Big Data on Reddit
With this project, you can look at how a subreddit reacts to different posts. This allows you to find the general attitude of a large group of people toward a subject passively. Then this same data can be used to find out which sites are posted more for negative content versus positive. It can also be used to find the general mood of a subreddit at any given time. This would allow a news site to not only look at which subjects provoke the largest response from users but also determine the best time to publish it. By using this data smartly, a news site can know when, what, and where to publish any given article for the largest viewership. Plus, because of the way reddit is structured, a news aggregator with a large and active userbase, it is easy to extrapolate this data to the reddit population as a whole using the demographic data of reddit. This would allow the attitude of a large population to be quickly determined on breaking news. It takes away the need to poll and sample opinions as often and lends itself to finding the popular opinion quickly and efficiently.

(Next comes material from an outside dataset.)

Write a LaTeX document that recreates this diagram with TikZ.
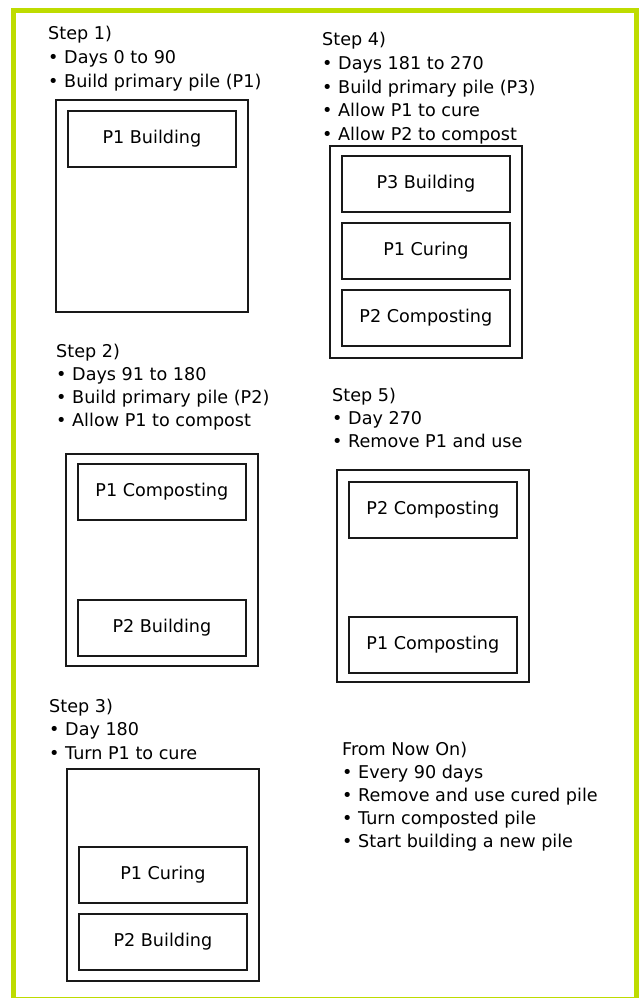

The goal is to later add a database to save the sentiment of all the posts and to also get a better NLP so that more comments can be run though at a time. This would allow for a better sample and would also allow for more analysis to be done, such as finding the key words in a post title that lead to more exposure. It would also allow for me to cross-reference the sentiment of a post to its newspaper on large sample, and therefore determine the overall semtiment that a newspaper displays on certain subjects.
In all, this is a small project that, given time to create a good API and an increased budget for access to better APIs (the ones I'm using now are slow because they're free), could allow for anyone to scrape reddit for the data they need to optimize their release.